(When) Will Linux Pass Apple On The Desktop?
EisPick writes "A column posted today on Slate ponders projections that Linux PCs will pass Apple in desktop market share next year. Will Linux do to OS X what it already has done to Tru64, Irix, HP/UX, AIX and Solaris and emerge as the only viable competitor to Windows on the desktop?"
Not to mention the fact that the experience of OS X on the desktop kicks ass on KDE or GNOME. I love Linux as a server OS, but I moved to Mac for the desktop. In my mind, there's not much incentive to go the other way.
"$1999 for an entry level G5?"
there is nothing entry level about any of the G5's. If there was, they'd be in a new iMac, not Power Mac.
Linux is more likely to be a positive than a negative for Apple. Without Linux, would KDE be where it is today? Would KDE even exist? But without KDE, Apple wouldn't have been able to take KHTML and make Safari. But it's not one-sided as the KHTML group benefited by getting a great many feature and stability improvements to their library contributed back to their project from Apple.
Linux is for when you're young, poor, and in need of serious computing horsepower. OS X is for when you've got money in the bank and you don't want to have to deal with the Linux hassle.
Will Linux eventually get its usability act together and challenged OS X on its own turf? Maybe, but on its way there, Linux would much more quickly gut Windows dominance and that's a result I can live with.
Google Zeitgeist is a great way to take a look at those figures over time at a pretty universal location.
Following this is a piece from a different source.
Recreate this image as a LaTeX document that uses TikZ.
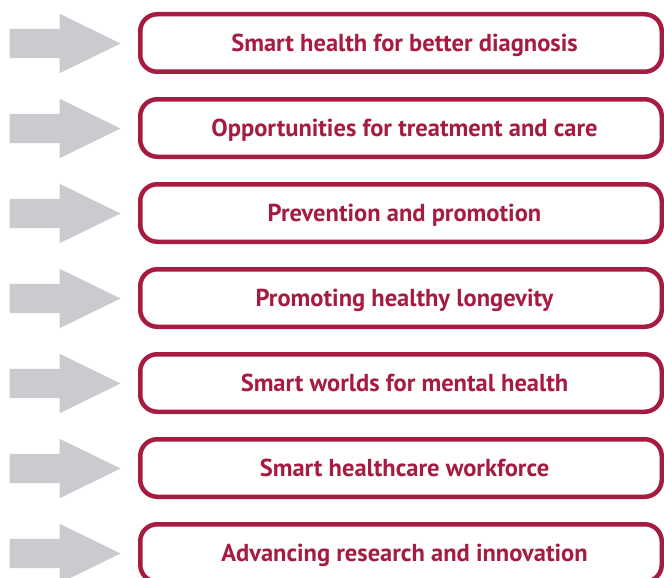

For may '03 google lists linux at 1% and mac at 3%. Linux zealots may look at that and say well 2% is miniscule with the rate of growth that won't take long, etc. But go back and look at june 2001 zeitgeist and you'll see similar numbers. Linux with 1% and Mac with 4%
The conclusion i draw from those numbers is that linux desktop use isnt growing at any significant rate at all, and the only danger Apple has in getting passed on the desktop is if they lose a dramatic amount of market share to windows.